Purim is a Jewish holiday that commemorates the saving of the Jewish people of Persia from an antisemitic genocide that was scheduled to be perpetrated by an official of the Achaemenid Empire.
“This might sound depressing, but it’s actually one of the happiest holidays in Judaism!” Ayelet Kaminer ’25 said.
This year, along with Sophia Nachmanoff ’25, Kaminer helped organize a Purim Drag Extravaganza for the queer Jewish community on campus.
“Traditionally, the holiday and its celebrations lend themselves to drag. For centuries, people have celebrated Purim by cross dressing to celebrate the transformation of fate that took place in the story. Purim celebrations also pertain to performance, as Purim spiels—plays—have long been a crucial tenet of the holiday festivities,“ Kaminer said.
As a student who is both religious and queer, they are aware of the challenges that one faces when they try to find the intersection of the two, and wants to facilitate finding that for the Wellesley community. The intention of this event was to provide a safe, affirming, queer space for students who want to celebrate their joyous survival, which is what Purim is all about.
Denali Naylor ‘25, who performed at the event, found it an inclusive, safe and festive place to celebrate drag and wild gender expression.
“For my performance I just wanted to do something wild and fun. I knew that a simple lip sync act would not be enough, so I wanted to take the opportunity to try something new. I did a live painting/dance, painting both on a canvas and on my own body. It was so exhilarating and once I started I never wanted to stop. I was also very nervous, but the crowd reaction was electric,” Naylor said.

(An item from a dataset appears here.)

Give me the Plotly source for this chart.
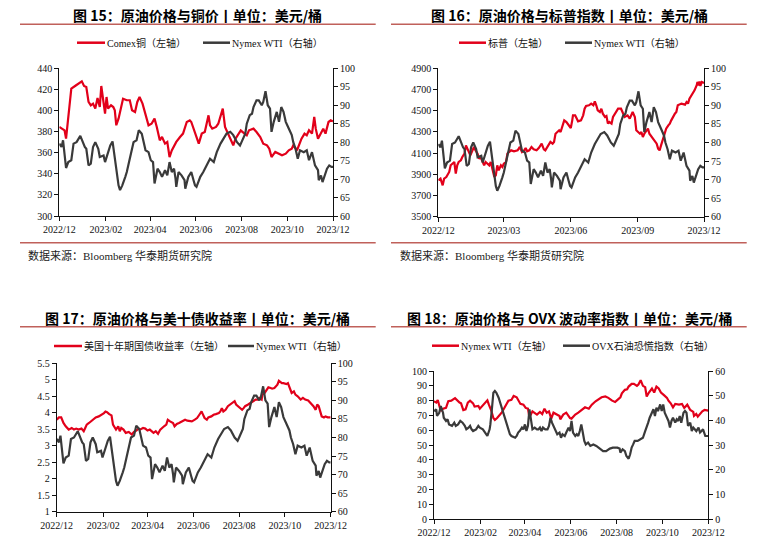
import pandas as pd
import plotly.graph_objects as go

START = pd.Timestamp("2022-12-28")
END = pd.Timestamp("2023-12-28")

# ---------------- data (day offsets from START) ----------------
wti_day = [0,3,5,9,12,16,19,23,28,31,34,36,39,42,45,48,52,54,59,61,64,68,71,73,76,79,81,84,88,90,
           93,96,99,103,106,110,113,115,119,122,125,127,131,134,137,141,144,147,150,153,155,156,159,163,167,168,172,176,179,181,
           183,188,192,197,201,206,210,215,219,223,228,232,237,241,243,248,250,254,257,259,263,266,270,272,275,278,281,283,286,290,
           293,296,299,302,306,310,312,315,318,321,326,330,333,337,341,345,346,349,351,354,357,360,363,365]
wti = [79.6,78.7,80.5,73.0,74.6,75.1,79.6,80.0,81.7,80.0,78.7,78.2,73.7,74.2,78.7,80.0,78.2,76.0,76.4,74.6,
       76.4,79.1,80.2,77.3,73.7,68.3,67.0,68.3,70.6,71.9,74.6,77.3,80.0,80.5,83.2,82.3,80.0,77.8,77.3,75.1,
       74.6,68.8,72.8,71.9,70.6,72.4,71.0,74.6,71.9,72.8,70.1,67.9,71.9,71.0,69.7,67.4,70.6,71.9,69.7,68.3,
       67.9,70.6,71.9,73.7,75.5,74.6,77.3,79.6,80.9,82.3,82.8,81.9,80.0,79.1,80.0,82.3,85.0,87.3,87.7,89.5,
       91.3,91.3,90.0,90.9,93.8,90.0,89.1,82.8,85.5,88.2,85.5,89.5,88.2,85.5,83.7,81.9,80.0,78.2,75.5,77.8,
       77.3,77.8,75.1,77.3,73.7,72.4,69.7,71.0,69.2,71.0,72.8,73.7,73.3,73.3]

copper_day = [0,3,7,9,12,14,16,21,25,30,33,36,39,42,45,48,51,54,56,59,61,63,65,69,72,74,76,79,81,85,
              90,94,97,101,104,107,111,113,116,119,123,127,130,134,137,141,144,147,150,153,156,161,165,170,174,176,181,186,190,194,
              199,201,204,209,212,218,221,225,228,232,235,239,242,247,250,253,259,263,268,272,277,280,283,288,292,297,302,306,310,312,
              317,320,323,327,330,333,337,340,342,345,349,352,355,359,362,365]
copper = [384.4,382.8,381.2,373.3,392.3,404.9,420.7,423.2,425.5,427.7,423.2,422.3,408.1,404.9,406.5,401.8,411.9,403.3,423.2,408.1,
          397.0,412.8,401.8,404.9,403.3,400.2,386.0,392.3,398.6,411.2,409.7,409.7,400.2,398.6,408.1,412.8,406.5,401.8,395.4,386.0,
          387.5,392.3,384.4,371.7,374.9,368.6,370.2,355.9,362.2,367.0,370.2,374.9,378.1,389.1,390.7,389.1,379.6,368.6,378.1,379.6,
          395.4,386.0,382.8,384.4,387.5,401.8,384.4,378.1,374.9,367.0,373.3,378.1,381.2,378.1,376.5,381.2,382.8,379.6,374.9,368.6,
          367.0,363.8,355.9,360.7,359.1,357.5,359.1,362.3,363.8,367.0,362.3,368.6,373.3,378.1,376.5,381.2,378.1,393.9,382.8,373.3,
          379.6,382.8,378.1,389.1,390.7,389.7]

spx_day = [0,3,6,8,11,15,17,19,22,24,26,28,31,33,36,38,40,42,44,47,49,51,54,56,58,60,63,65,67,70,72,74,77,79,81,83,
           86,88,90,93,95,97,100,104,109,112,115,118,120,122,125,128,131,135,138,142,145,147,151,154,157,159,161,164,166,168,
           170,173,176,180,182,184,185,188,192,196,199,201,203,207,210,213,215,217,219,222,224,226,229,231,233,235,238,240,
           245,247,251,254,256,260,263,267,270,272,274,277,279,281,283,286,288,290,293,295,297,300,302,304,306,309,311,313,
           316,318,320,322,325,327,329,334,339,341,343,345,348,350,352,355,356,358,359,360,362,365]
spx = [3843,3859,3796,3859,3874,3922,3985,4000,4016,3906,3985,4016,4032,4063,4095,4173,4142,4110,4079,4126,4158,4126,4095,4047,4063,4032,3985,4016,4000,3985,4016,3953,3874,3890,3985,3937,
       3985,3969,4000,4016,4095,4110,4126,4117,4126,4158,4110,4126,4148,4117,4126,4158,4136,4126,4148,4189,4136,4126,4180,4205,4189,4205,4283,4299,4315,4299,
       4346,4409,4393,4362,4337,4409,4456,4456,4400,4409,4456,4519,4545,4551,4567,4551,4589,4551,4504,4488,4519,4472,4441,4450,4378,4393,4378,4441,
       4504,4519,4519,4472,4441,4456,4425,4488,4441,4315,4299,4283,4299,4252,4283,4315,4331,4283,4252,4236,4220,4189,4142,4126,4173,4252,4283,4331,
       4362,4378,4409,4441,4472,4488,4551,4567,4557,4582,4567,4614,4645,4677,4692,4740,4771,4740,4777,4733,4771,4762]

ust_day = [0,3,6,9,12,14,16,20,23,26,29,33,36,38,40,43,46,49,52,56,60,63,65,67,70,73,75,77,79,82,84,86,89,92,96,100,
           103,106,109,111,115,118,121,124,127,129,132,135,138,140,143,146,148,151,155,157,160,163,167,171,174,177,180,184,187,190,
           193,194,197,200,202,206,209,212,216,218,220,222,225,228,231,234,237,239,242,245,247,249,251,255,258,261,265,268,270,273,
           274,277,280,282,285,287,290,294,296,298,300,302,306,308,310,313,316,318,321,325,328,331,335,338,340,342,345,347,349,351,
           353,356,358,361,365]
ust10y = [3.79,3.86,3.86,3.69,3.59,3.54,3.49,3.54,3.49,3.52,3.49,3.52,3.44,3.54,3.64,3.69,3.74,3.79,3.86,3.89,3.94,3.99,4.04,4.02,3.96,3.92,3.64,3.54,3.49,3.59,3.44,3.54,3.49,3.39,3.42,3.34,
          3.42,3.46,3.52,3.49,3.54,3.52,3.46,3.49,3.44,3.39,3.44,3.36,3.49,3.54,3.59,3.64,3.79,3.74,3.69,3.59,3.66,3.69,3.74,3.79,3.76,3.76,3.74,3.79,3.84,3.94,
          4.04,3.99,3.84,3.79,3.86,3.89,3.94,3.96,3.99,4.04,4.14,4.04,4.09,4.20,4.25,4.30,4.35,4.25,4.20,4.14,4.09,4.14,4.20,4.25,4.30,4.35,4.40,4.40,4.45,4.40,
          4.55,4.60,4.70,4.77,4.75,4.73,4.75,4.85,4.97,4.93,4.90,4.90,4.87,4.90,4.77,4.60,4.65,4.55,4.50,4.40,4.45,4.40,4.37,4.30,4.25,4.20,4.09,4.25,4.20,4.04,
          3.89,3.86,3.89,3.86,3.86]

ovx_day = [0,3,4,7,9,12,13,16,18,20,24,27,29,32,35,38,41,43,46,48,50,52,56,59,61,65,68,71,74,75,77,79,81,83,86,88,90,92,94,97,99,101,103,106,108,110,112,114,
           117,119,121,123,125,127,129,131,134,137,139,141,143,145,148,151,153,155,157,160,162,164,167,169,171,174,176,179,181,183,185,188,190,192,194,196,198,200,
           202,205,208,212,216,219,222,225,229,232,234,238,241,244,247,248,251,254,256,259,261,263,265,267,271,274,278,281,283,285,287,290,292,294,296,298,301,303,
           305,307,310,312,314,316,318,321,323,325,327,329,332,334,336,338,341,343,345,347,349,352,354,356,358,361,363,365]
ovx = [43.8,44.5,41.8,43.1,45.8,43.1,41.1,39.8,40.5,38.4,37.8,39.1,37.8,38.4,39.8,39.1,37.8,36.4,37.1,37.8,36.4,35.7,36.4,37.8,37.1,36.4,35.1,33.7,36.4,38.4,44.5,51.2,51.9,51.2,49.2,47.2,44.5,43.1,40.4,37.8,35.7,34.4,33.7,33.4,33.0,33.7,35.1,35.7,
       37.1,36.4,38.4,35.7,37.8,44.5,39.8,36.4,37.1,36.4,36.4,37.1,35.7,37.1,36.4,36.4,37.8,41.1,39.1,37.1,35.7,34.4,35.1,33.0,34.4,33.7,35.1,37.1,35.7,39.8,35.1,33.7,34.4,33.7,35.7,38.4,35.1,31.7,
       30.3,31.0,29.7,30.3,29.7,29.0,28.3,27.6,27.6,28.3,28.6,29.0,29.0,29.0,28.6,27.0,28.3,27.6,25.6,24.5,26.3,29.0,30.3,31.7,31.7,32.4,33.0,35.7,37.1,39.1,41.1,43.1,44.5,41.8,45.2,43.8,46.5,43.8,
       46.5,43.1,41.1,39.8,37.1,39.8,41.1,39.1,40.5,39.8,41.8,39.1,43.1,43.8,43.1,37.8,39.1,35.7,37.1,36.4,35.7,37.1,35.1,35.7,36.4,33.7,33.7,33.7]

ticks_2m = ["2022-12-28", "2023-02-28", "2023-04-28", "2023-06-28", "2023-08-28", "2023-10-28", "2023-12-28"]
labels_2m = ["2022/12", "2023/02", "2023/04", "2023/06", "2023/08", "2023/10", "2023/12"]
ticks_3m = ["2022-12-28", "2023-03-28", "2023-06-28", "2023-09-28", "2023-12-28"]
labels_3m = ["2022/12", "2023/03", "2023/06", "2023/09", "2023/12"]


def to_dates(days):
    return [START + pd.Timedelta(days=d) for d in days]


W, H = 775, 537
RED = "#E2001A"
DARK = "#3A3A3A"
RULE = "#C0605A"
SERIF = "Liberation Serif, Times New Roman, Noto Sans CJK SC, serif"
CJK = "Noto Sans CJK SC, sans-serif"


def fx(p):
    return p / W


def fy(p):
    return 1 - p / H


fig = go.Figure()


def line(days, vals, color, xa, ya, name):
    fig.add_trace(go.Scatter(x=to_dates(days), y=vals, mode="lines", name=name,
                             line=dict(color=color, width=2.2), xaxis=xa, yaxis=ya,
                             showlegend=False, hoverinfo="skip"))


line(copper_day, copper, RED, "x", "y", "Comex铜")
line(wti_day, wti, DARK, "x", "y2", "Nymex WTI")
line(spx_day, spx, RED, "x2", "y3", "标普")
line(wti_day, wti, DARK, "x2", "y4", "Nymex WTI")
line(ust_day, ust10y, RED, "x3", "y5", "美国十年期国债收益率")
line(wti_day, wti, DARK, "x3", "y6", "Nymex WTI")
line(wti_day, wti, RED, "x4", "y7", "Nymex WTI")
line(ovx_day, ovx, DARK, "x4", "y8", "OVX")

tickfont = dict(family=SERIF, size=10, color="#111")
base = dict(showline=True, linecolor="#111", linewidth=1, ticks="outside", ticklen=4,
            tickcolor="#111", tickwidth=1, showgrid=False, zeroline=False, tickfont=tickfont,
            automargin=False)


def xax(domain, anchor, tv, tt):
    d = dict(base)
    d.update(domain=[fx(domain[0]), fx(domain[1])], anchor=anchor, type="date",
             range=[START, END], tickvals=tv, ticktext=tt)
    return d


def yax(domain, anchor, rng, dtick):
    d = dict(base)
    d.update(domain=[fy(domain[1]), fy(domain[0])], anchor=anchor, range=rng,
             dtick=dtick, tick0=rng[0], side="left")
    return d


def yax_r(over, anchor, rng, dtick):
    d = dict(base)
    d.update(overlaying=over, anchor=anchor, side="right", range=rng, dtick=dtick, tick0=rng[0])
    return d


fig.update_layout(
    width=W, height=H, autosize=False,
    margin=dict(l=0, r=0, t=0, b=0, pad=0),
    paper_bgcolor="white", plot_bgcolor="rgba(0,0,0,0)",
    xaxis=xax((59.3, 333), "y", ticks_2m, labels_2m),
    yaxis=yax((68.3, 216), "x", [300, 440], 20),
    yaxis2=yax_r("y", "x", [60, 100], 5),
    xaxis2=xax((438.3, 704), "y3", ticks_3m, labels_3m),
    yaxis3=yax((68.3, 216.7), "x2", [3500, 4900], 200),
    yaxis4=yax_r("y3", "x2", [60, 100], 5),
    xaxis3=xax((56.7, 330.7), "y5", ticks_2m, labels_2m),
    yaxis5=yax((363.3, 511.7), "x3", [1, 5.5], 0.5),
    yaxis6=yax_r("y5", "x3", [60, 100], 5),
    xaxis4=xax((434, 708.3), "y7", ticks_2m, labels_2m),
    yaxis7=yax((371, 519.3), "x4", [0, 100], 10),
    yaxis8=yax_r("y7", "x4", [0, 60], 10),
)

shapes = []
annots = []


def hline(x0, x1, y, color, width):
    shapes.append(dict(type="line", xref="paper", yref="paper", x0=fx(x0), x1=fx(x1),
                       y0=fy(y), y1=fy(y), line=dict(color=color, width=width)))


def text(x, y, s, size, family, color="#111", xanchor="left"):
    annots.append(dict(x=fx(x), y=fy(y), xref="paper", yref="paper", text=s, showarrow=False,
                       xanchor=xanchor, yanchor="middle", borderpad=0,
                       font=dict(size=size, family=family, color=color)))


# titles and rules
text(197, 15, "<b>图 15：原油价格与铜价丨单位：美元/桶</b>", 14, CJK, "#000", "center")
text(569, 15, "<b>图 16：原油价格与标普指数丨单位：美元/桶</b>", 14, CJK, "#000", "center")
text(197, 318, "<b>图 17：原油价格与美十债收益率丨单位：美元/桶</b>", 14, CJK, "#000", "center")
text(570, 318, "<b>图 18：原油价格与 OVX 波动率指数丨单位：美元/桶</b>", 14, CJK, "#000", "center")
hline(20, 375.7, 24.3, RULE, 1.6)
hline(391, 746.7, 24.3, RULE, 1.6)
hline(20, 375.7, 326.7, RULE, 1.6)
hline(391, 746.7, 326.7, RULE, 1.6)


# legends
def legend_item(x0, x1, y, color, label):
    hline(x0, x1, y, color, 2.5)
    text(x1 + 1, y, label, 10, SERIF)


legend_item(77, 105, 42.7, RED, "Comex铜（左轴）")
legend_item(203, 230, 42.7, DARK, "Nymex WTI（右轴）")
legend_item(459, 486, 42.7, RED, "标普（左轴）")
legend_item(565, 592, 42.7, DARK, "Nymex WTI（右轴）")
legend_item(54, 82, 346, RED, "美国十年期国债收益率（左轴）")
legend_item(228, 254, 346, DARK, "Nymex WTI（右轴）")
legend_item(432, 459, 345.7, RED, "Nymex WTI（左轴）")
legend_item(563, 590, 345.7, DARK, "OVX石油恐慌指数（右轴）")

# sources
hline(20, 375.7, 242.7, RULE, 1.6)
hline(391, 746.7, 242.7, RULE, 1.6)
text(27, 255, "数据来源：Bloomberg 华泰期货研究院", 11, SERIF, "#222")
text(399, 255, "数据来源：Bloomberg 华泰期货研究院", 11, SERIF, "#222")

fig.update_layout(shapes=shapes, annotations=annots)
fig.write_html("out.html")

They added that they were happy to find a population of creative, crazy and queer people at Wellesley who are not afraid to express it, and appreciated being able to find a safe queer Jewish space.
“I think the Wellesley community was receptive to this event because right now is a time when queer joy is sorely needed. There’s an old rabbinic teaching – משנכנס אדר מרבין בשמחה – which means ‘when the month of Adar (when Purim occurs) begins, one increases rejoicing’. If there’s one thing I think young people—and especially young queer people—need, it’s rejoicing,” Kaminer said.
This was one of the most highly attended non-religious events Wellesley Jewish Life hosted this year, and was also a success because it allowed so many Jewish students at Wellesley to share the joy and practice of Purim with students of all faiths.
Another drag event will be held on the occasion of Passover that all students are welcome to attend on April 23rd.